### GIVEN INFORMATION

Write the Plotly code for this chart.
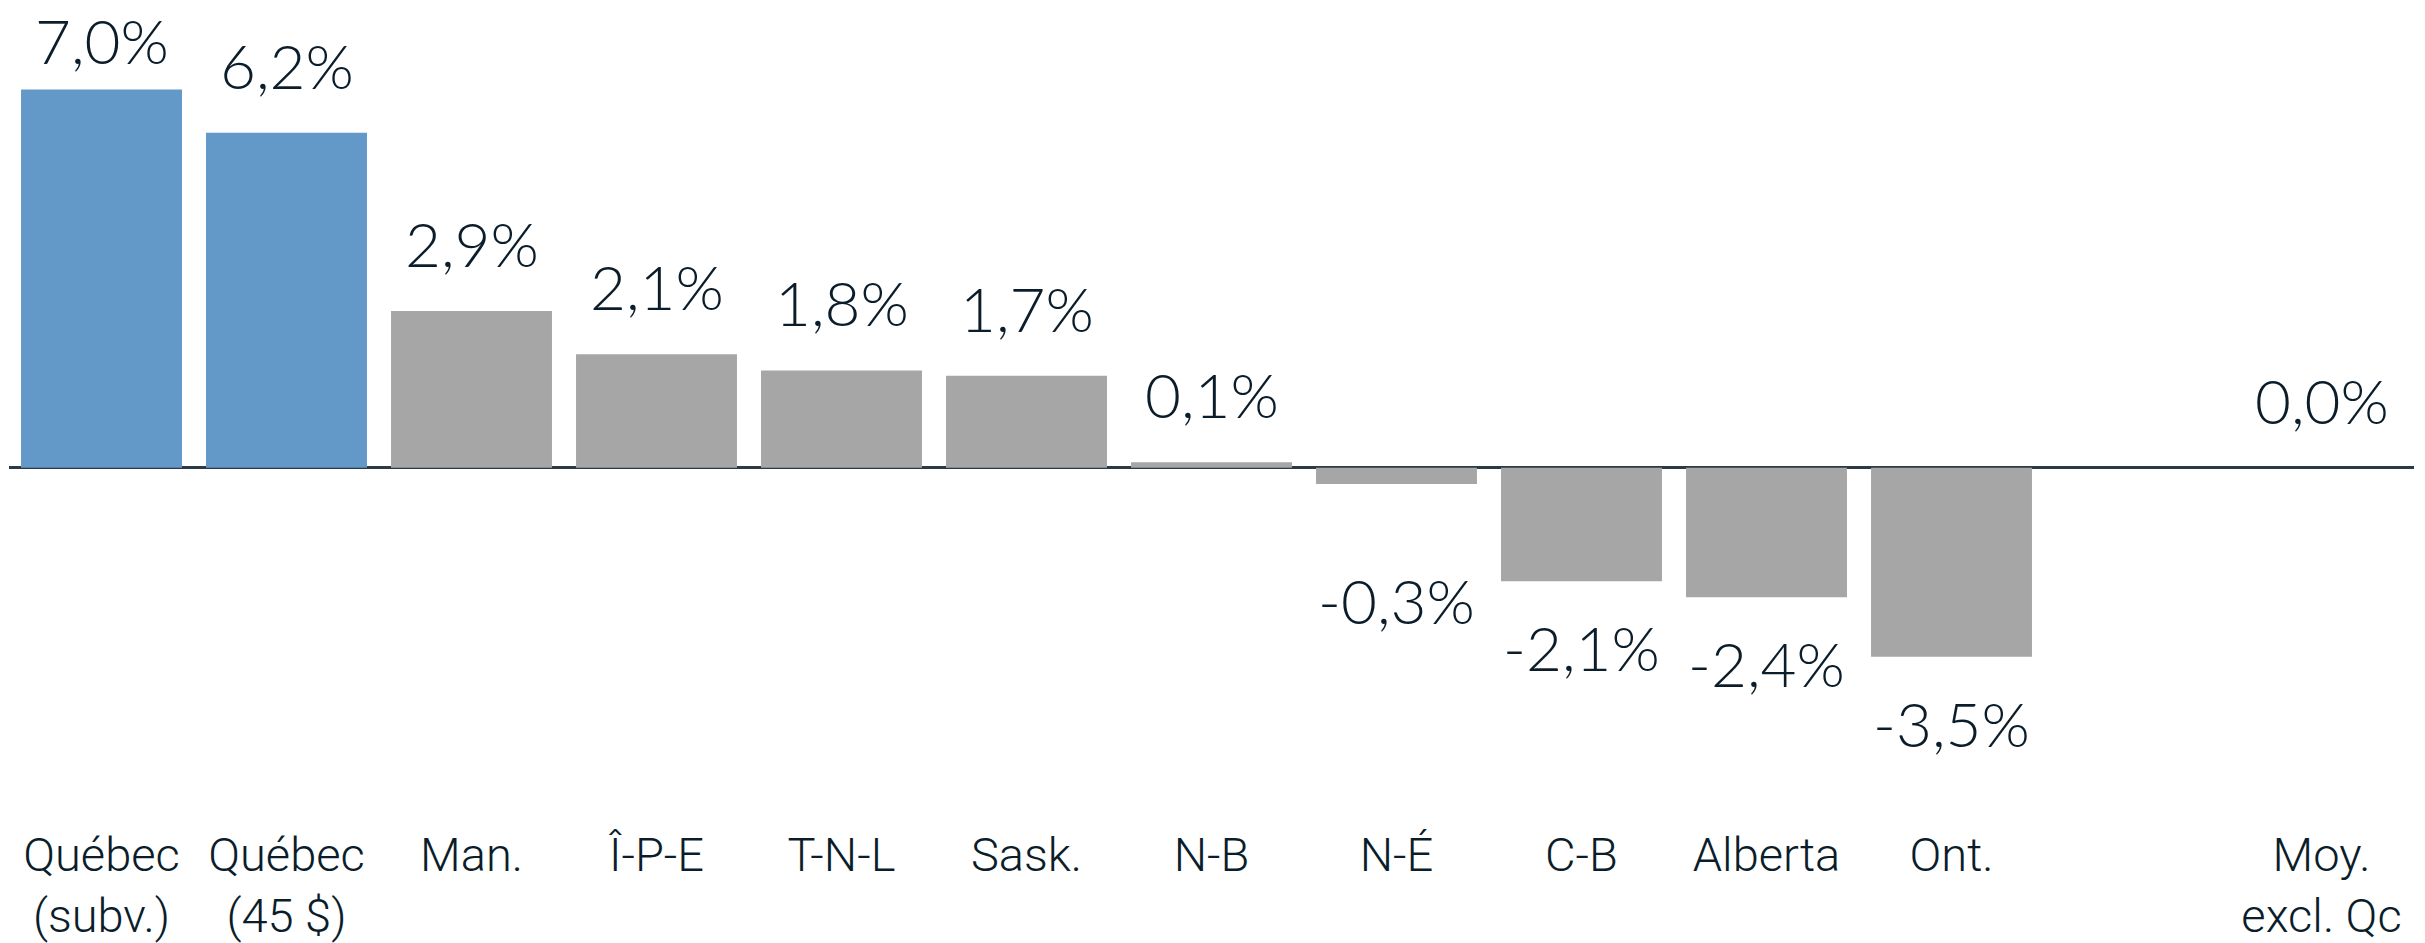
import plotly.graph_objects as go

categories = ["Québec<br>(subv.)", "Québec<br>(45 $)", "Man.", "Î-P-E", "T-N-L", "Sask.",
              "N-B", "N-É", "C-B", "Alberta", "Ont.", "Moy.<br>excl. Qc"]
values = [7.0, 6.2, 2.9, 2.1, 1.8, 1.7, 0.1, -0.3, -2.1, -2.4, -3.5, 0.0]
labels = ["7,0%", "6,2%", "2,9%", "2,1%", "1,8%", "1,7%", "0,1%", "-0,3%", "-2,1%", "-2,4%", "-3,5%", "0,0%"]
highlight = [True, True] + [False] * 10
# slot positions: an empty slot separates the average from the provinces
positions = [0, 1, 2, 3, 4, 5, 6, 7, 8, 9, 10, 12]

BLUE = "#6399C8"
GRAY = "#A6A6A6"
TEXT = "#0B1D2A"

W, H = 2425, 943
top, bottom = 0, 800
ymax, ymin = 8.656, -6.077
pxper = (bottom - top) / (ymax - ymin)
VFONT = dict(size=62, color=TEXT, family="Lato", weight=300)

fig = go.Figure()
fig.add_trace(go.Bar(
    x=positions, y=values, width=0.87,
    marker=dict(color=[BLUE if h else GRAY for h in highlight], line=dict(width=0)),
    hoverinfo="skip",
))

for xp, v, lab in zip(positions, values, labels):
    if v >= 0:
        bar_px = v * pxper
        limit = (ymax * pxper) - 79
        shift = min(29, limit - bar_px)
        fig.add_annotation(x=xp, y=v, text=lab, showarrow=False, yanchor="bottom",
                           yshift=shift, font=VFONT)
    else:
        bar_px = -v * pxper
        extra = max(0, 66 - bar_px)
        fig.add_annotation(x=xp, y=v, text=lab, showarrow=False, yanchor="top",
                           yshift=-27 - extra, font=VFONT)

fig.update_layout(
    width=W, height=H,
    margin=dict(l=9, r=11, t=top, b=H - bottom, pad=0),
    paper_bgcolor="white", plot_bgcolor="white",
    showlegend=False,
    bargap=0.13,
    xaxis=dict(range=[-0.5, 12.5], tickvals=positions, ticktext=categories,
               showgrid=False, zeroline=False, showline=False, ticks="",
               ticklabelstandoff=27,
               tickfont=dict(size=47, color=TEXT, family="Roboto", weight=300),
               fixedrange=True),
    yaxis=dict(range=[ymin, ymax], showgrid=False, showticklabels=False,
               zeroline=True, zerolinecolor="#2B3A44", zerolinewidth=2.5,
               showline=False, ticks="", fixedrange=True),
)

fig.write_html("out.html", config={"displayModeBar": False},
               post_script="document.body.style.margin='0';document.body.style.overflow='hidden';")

### GIVEN TASK
Return exactly what appears from the opening line of the material through the line with "yshift=-27 - extra, font=VFONT)", apart from the pictures.

### CORRECT RESULT
Write the Plotly code for this chart.
import plotly.graph_objects as go

categories = ["Québec<br>(subv.)", "Québec<br>(45 $)", "Man.", "Î-P-E", "T-N-L", "Sask.",
              "N-B", "N-É", "C-B", "Alberta", "Ont.", "Moy.<br>excl. Qc"]
values = [7.0, 6.2, 2.9, 2.1, 1.8, 1.7, 0.1, -0.3, -2.1, -2.4, -3.5, 0.0]
labels = ["7,0%", "6,2%", "2,9%", "2,1%", "1,8%", "1,7%", "0,1%", "-0,3%", "-2,1%", "-2,4%", "-3,5%", "0,0%"]
highlight = [True, True] + [False] * 10
# slot positions: an empty slot separates the average from the provinces
positions = [0, 1, 2, 3, 4, 5, 6, 7, 8, 9, 10, 12]

BLUE = "#6399C8"
GRAY = "#A6A6A6"
TEXT = "#0B1D2A"

W, H = 2425, 943
top, bottom = 0, 800
ymax, ymin = 8.656, -6.077
pxper = (bottom - top) / (ymax - ymin)
VFONT = dict(size=62, color=TEXT, family="Lato", weight=300)

fig = go.Figure()
fig.add_trace(go.Bar(
    x=positions, y=values, width=0.87,
    marker=dict(color=[BLUE if h else GRAY for h in highlight], line=dict(width=0)),
    hoverinfo="skip",
))

for xp, v, lab in zip(positions, values, labels):
    if v >= 0:
        bar_px = v * pxper
        limit = (ymax * pxper) - 79
        shift = min(29, limit - bar_px)
        fig.add_annotation(x=xp, y=v, text=lab, showarrow=False, yanchor="bottom",
                           yshift=shift, font=VFONT)
    else:
        bar_px = -v * pxper
        extra = max(0, 66 - bar_px)
        fig.add_annotation(x=xp, y=v, text=lab, showarrow=False, yanchor="top",
                           yshift=-27 - extra, font=VFONT)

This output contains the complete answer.